Next week we’ll get the return of Cheap Trick, a long-awaited album from Fleet Foxes, a highly anticipated release from Lorde, and most importantly the latest music from a little Canadian band….Nickelback. I know you’ll be the first back here next Tuesday to hear what we thought at Interjections!

Music to Your Ears – Bleachers, Halsey and Foo Fighters

Welcome back to this week’s version of Music to Your Ears, where we’ve got some tunes for your listeners. This week had a few surprise singles, as well as some inspired albums. Take a look:

Foo Fighters – “Run”

It’s been a while since the last Foo Fighters album, the Saint Cecilia EP that appeared briefly on our radars a little over a year and a half ago. For proper album music, we have to go back to 2014, so this is a welcome surprise in a week we’ve been hungry for escapism music. At first, I wasn’t sure how to feel about the repetitive message – “Run” – that blared over a low-key chorus.
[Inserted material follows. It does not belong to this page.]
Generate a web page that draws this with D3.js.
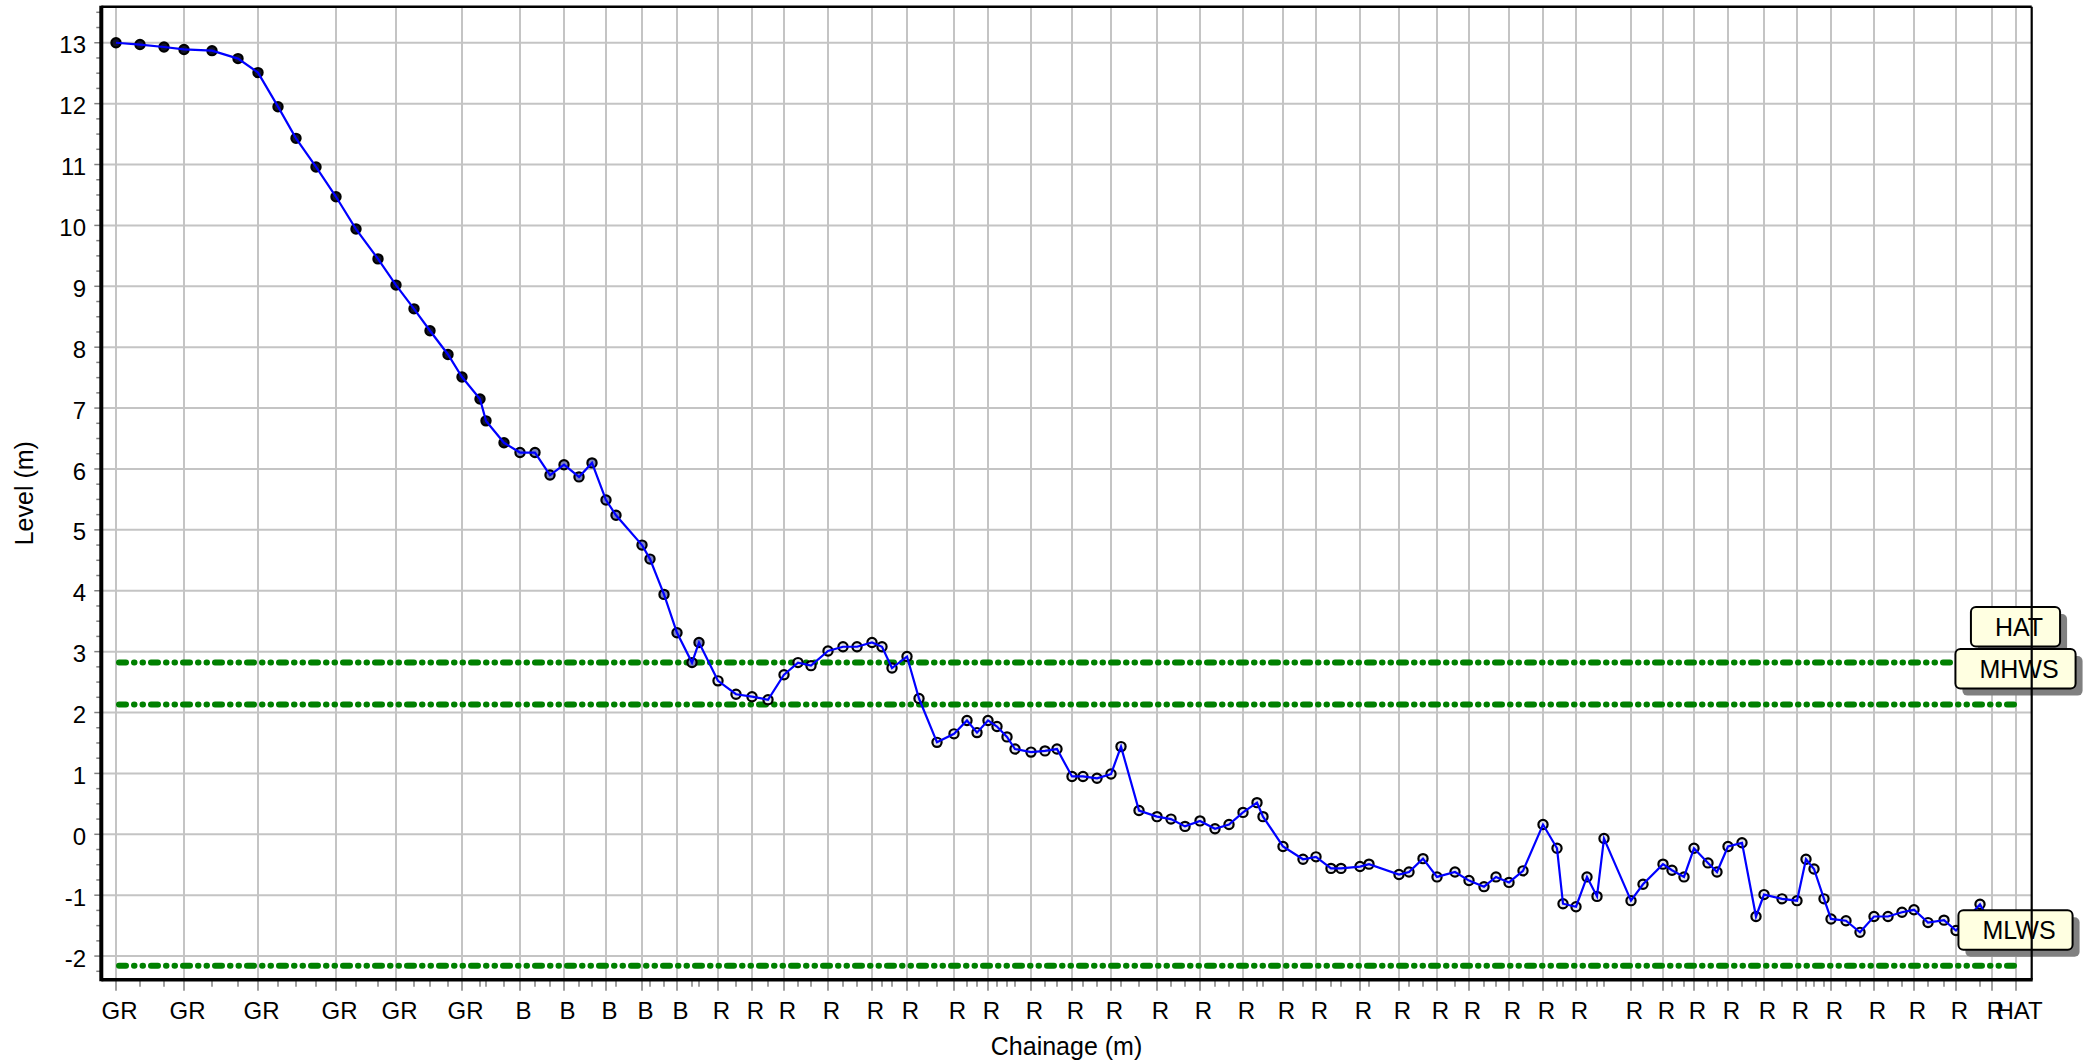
<!DOCTYPE html>
<html><head><meta charset="utf-8">
<script src="https://cdn.jsdelivr.net/npm/d3@7"></script>
<style>
html,body{margin:0;padding:0;background:#fff;}
svg{display:block;font-family:"Liberation Sans",Arial,Helvetica,sans-serif;}
</style></head><body>
<svg id="chart" width="2087" height="1061"></svg>
<script>
// ---- data ----
const chainage = [0.0,2.4,4.8,6.8,9.6,12.2,14.2,16.2,18.0,20.0,22.0,24.0,26.2,28.0,29.8,31.4,33.2,34.6,36.4,37.0,
  38.8,40.4,41.9,43.4,44.8,46.3,47.6,49.0,50.0,52.6,53.4,54.8,56.1,57.6,58.3,60.2,62.0,63.6,65.2,66.8,
  68.2,69.5,71.2,72.7,74.1,75.6,76.6,77.6,79.1,80.3,82.1,83.8,85.1,86.1,87.2,88.1,89.1,89.9,91.5,92.9,
  94.1,95.6,96.7,98.1,99.5,100.5,102.3,104.1,105.5,106.9,108.4,109.9,111.3,112.7,114.1,114.7,116.7,118.7,120.0,121.5,
  122.5,124.4,125.3,128.3,129.3,130.7,132.1,133.9,135.3,136.8,138.0,139.3,140.7,142.7,144.1,144.7,146.0,147.1,148.1,148.8,
  151.5,152.7,154.7,155.6,156.8,157.8,159.2,160.1,161.2,162.6,164.0,164.8,166.6,168.1,169.0,169.8,170.8,171.5,173.0,174.4,
  175.8,177.2,178.6,179.8,181.2,182.8,184.0,186.4,187.6];
const level = [13.00,12.97,12.93,12.89,12.87,12.74,12.51,11.95,11.43,10.96,10.47,9.94,9.45,9.02,8.63,8.27,7.88,7.51,7.15,6.79,
  6.43,6.27,6.27,5.90,6.07,5.87,6.10,5.49,5.24,4.75,4.52,3.94,3.31,2.82,3.15,2.52,2.30,2.26,2.21,2.62,
  2.82,2.77,3.01,3.08,3.08,3.15,3.08,2.73,2.92,2.23,1.51,1.65,1.87,1.67,1.87,1.77,1.60,1.40,1.35,1.37,
  1.40,0.95,0.95,0.92,0.99,1.44,0.39,0.29,0.25,0.13,0.22,0.09,0.16,0.36,0.52,0.29,-0.20,-0.41,-0.37,-0.56,
  -0.56,-0.53,-0.49,-0.66,-0.62,-0.40,-0.70,-0.62,-0.76,-0.86,-0.70,-0.79,-0.60,0.16,-0.23,-1.14,-1.19,-0.70,-1.02,-0.07,
  -1.09,-0.82,-0.49,-0.59,-0.70,-0.23,-0.47,-0.62,-0.20,-0.14,-1.35,-0.99,-1.06,-1.09,-0.41,-0.57,-1.06,-1.39,-1.42,-1.61,
  -1.35,-1.35,-1.28,-1.24,-1.45,-1.41,-1.58,-1.15,-1.50];
const code = ['GR','','','GR','','','GR','','','','GR','','','GR','','','','GR','','',
  '','B','','','B','','','B','','B','','','B','','','R','','R','','R',
  '','','R','','','R','','','R','','','R','','','R','','','','R','',
  '','R','','','R','','','R','','','R','','','R','','','R','','R','',
  '','R','','R','','','R','','R','','','R','','R','','','R','','','',
  'R','','R','','','R','','','R','','','R','','R','','','','R','','',
  'R','','','R','','','R','','R'];
const tideNames = ['HAT','MHWS','MLWS'];
const tideLevels = [2.82, 2.13, -2.16];
const tideChainage = 190.0;
const yTickValues = d3.range(-2, 14);
const xTitle = 'Chainage (m)';
const yTitle = 'Level (m)';

// ---- layout ----
const svg = d3.select('#chart');
const L = 101.3, R = 2031.7, T = 6.7, B = 979.7;
const x = d3.scaleLinear().domain([-1.47, 191.57]).range([L, R]);
const y = d3.scaleLinear().domain([-2.388, 13.592]).range([B, T]);

const pts = chainage.map((c, i) => ({c, v: level[i], code: code[i], i}));
const labeled = pts.filter(p => p.code !== '');
const majorTicks = labeled.map(p => ({c: p.c, t: p.code})).concat([{c: tideChainage, t: 'HAT'}]);
const minorTicks = pts.filter(p => p.code === '').map(p => p.c);

// grid
const grid = svg.append('g');
grid.selectAll('line.h').data(yTickValues).join('line')
  .attr('x1', L).attr('x2', R).attr('y1', d => y(d)).attr('y2', d => y(d))
  .attr('stroke', '#c4c4c4').attr('stroke-width', 2);
grid.selectAll('line.v').data(majorTicks).join('line')
  .attr('x1', d => x(d.c)).attr('x2', d => x(d.c)).attr('y1', T).attr('y2', B)
  .attr('stroke', '#c4c4c4').attr('stroke-width', 2);

// tide lines
svg.append('g').selectAll('line').data(tideLevels).join('line')
  .attr('x1', x(chainage[0]) + 3).attr('x2', x(tideChainage))
  .attr('y1', d => y(d)).attr('y2', d => y(d))
  .attr('stroke', '#008000').attr('stroke-width', 6).attr('stroke-linecap', 'round')
  .attr('stroke-dasharray', '7 8 0.5 8 0.5 8');

// markers: fill by surveyed code segment
let cur = 'GR';
const segFill = {GR: '#14142c', B: '#7d84c2', R: '#e4e4ec'};
pts.forEach(p => { if (p.code) cur = p.code; p.seg = cur; });
svg.append('g').selectAll('circle').data(pts).join('circle')
  .attr('cx', d => x(d.c)).attr('cy', d => y(d.v)).attr('r', 4.6)
  .attr('fill', d => segFill[d.seg]).attr('stroke', '#000').attr('stroke-width', 2.2);

// profile line (on top of markers)
svg.append('path').datum(pts)
  .attr('d', d3.line().x(d => x(d.c)).y(d => y(d.v)))
  .attr('fill', 'none').attr('stroke', '#0000ff').attr('stroke-width', 2.2);

// tide labels
const lab = svg.append('g');
tideNames.forEach((name, i) => {
  const cy = y(tideLevels[i]) - 36;
  const g = lab.append('g');
  const shadow = g.append('rect');
  const box = g.append('rect');
  const txt = g.append('text').attr('x', x(tideChainage) + 3).attr('y', cy + 9)
    .attr('text-anchor', 'middle').attr('font-size', 25).attr('fill', '#000').text(name);
  const bb = txt.node().getBBox();
  const bx = bb.x - 24, bw = bb.width + 41, by = cy - 19.5, bh = 39.5;
  shadow.attr('x', bx + 7).attr('y', by + 7).attr('width', bw).attr('height', bh)
    .attr('rx', 5).attr('fill', '#808080');
  box.attr('x', bx).attr('y', by).attr('width', bw).attr('height', bh)
    .attr('rx', 5).attr('fill', '#ffffe1').attr('stroke', '#000').attr('stroke-width', 2);
});

// y ticks
const yMinor = d3.range(-9, 55).map(i => i / 4).filter(v => v % 1 !== 0);
svg.append('g').selectAll('line').data(yMinor).join('line')
  .attr('x1', L - 5).attr('x2', L).attr('y1', d => y(d)).attr('y2', d => y(d))
  .attr('stroke', '#808080').attr('stroke-width', 1.5);
svg.append('g').selectAll('line').data(yTickValues).join('line')
  .attr('x1', L - 7).attr('x2', L).attr('y1', d => y(d)).attr('y2', d => y(d))
  .attr('stroke', '#808080').attr('stroke-width', 1.5);
svg.append('g').selectAll('text').data(yTickValues).join('text')
  .attr('x', 86).attr('y', d => y(d)).attr('dy', '0.44em')
  .attr('text-anchor', 'end').attr('font-size', 24).attr('fill', '#000').text(d => d);

// x ticks
svg.append('g').selectAll('line').data(minorTicks).join('line')
  .attr('x1', d => x(d)).attr('x2', d => x(d)).attr('y1', B).attr('y2', B + 7)
  .attr('stroke', '#808080').attr('stroke-width', 1.5);
svg.append('g').selectAll('line').data(majorTicks).join('line')
  .attr('x1', d => x(d.c)).attr('x2', d => x(d.c)).attr('y1', B).attr('y2', B + 11)
  .attr('stroke', '#808080').attr('stroke-width', 1.5);
svg.append('g').selectAll('text').data(majorTicks).join('text')
  .attr('x', d => x(d.c) + 3.5).attr('y', 1019)
  .attr('text-anchor', 'middle').attr('font-size', 24).attr('fill', '#000').text(d => d.t);

// frame / axes
svg.append('line').attr('x1', L).attr('x2', R).attr('y1', T).attr('y2', T)
  .attr('stroke', '#000').attr('stroke-width', 2.5);
svg.append('line').attr('x1', R).attr('x2', R).attr('y1', T).attr('y2', B)
  .attr('stroke', '#000').attr('stroke-width', 2.2);
svg.append('line').attr('x1', L).attr('x2', R + 1).attr('y1', B).attr('y2', B)
  .attr('stroke', '#000').attr('stroke-width', 3.5);
svg.append('line').attr('x1', L).attr('x2', L).attr('y1', T - 1).attr('y2', B + 1.5)
  .attr('stroke', '#000').attr('stroke-width', 4);

// titles
svg.append('text').attr('x', (L + R) / 2).attr('y', 1055).attr('text-anchor', 'middle')
  .attr('font-size', 25).attr('fill', '#000').text(xTitle);
svg.append('text').attr('transform', `translate(33,${(T + B) / 2}) rotate(-90)`)
  .attr('text-anchor', 'middle').attr('font-size', 25).attr('fill', '#000').text(yTitle);
</script>
</body></html>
It sounded to me like more of the same, and Foo Fighters might just be spinning their wheels. Then an aggressively metal sounded voice threatened to break through from the other side of the microphone, as Dave Grohl’s old self came along to let us know that the same guy can learn new tricks. The true chorus of the song is still a bit rock-2010s standard, but it’s still a welcome thought to have that Grohl and company are back, making the most of their talents.

Arcade Fire – “Everything Now”

Like most bands of the ‘aughts, Arcade Fire’s sound has evolved, particularly since their first album, the ethereal Funeral, which contained one of my favorite songs from that time period, “Neighborhood 2 (Laika)”. That track, one that contains the adolescent innocence of two neighbor kids discovering each other as well as the paranoia of a world waiting to crush them both down, is not exemplary of what Arcade Fire has become, although that probably tempers their emotions while playing live. “Everything Now” re-defines the message the band is going for, and like many groups playing into their thirties and beyond, accepts the fact that they didn’t die young and beautiful, but must figure out what that means for their longevity. An acceptance of that soul-crushing world is subtly creeping below lyrics like “Every inch of space in your head / is filled with the things that you’ve read”. They’ve just gotten better at masking the pain it details below danceable music, like a more prophetic Ra Ra Riot. Here’s hoping this title track is as good as the full album.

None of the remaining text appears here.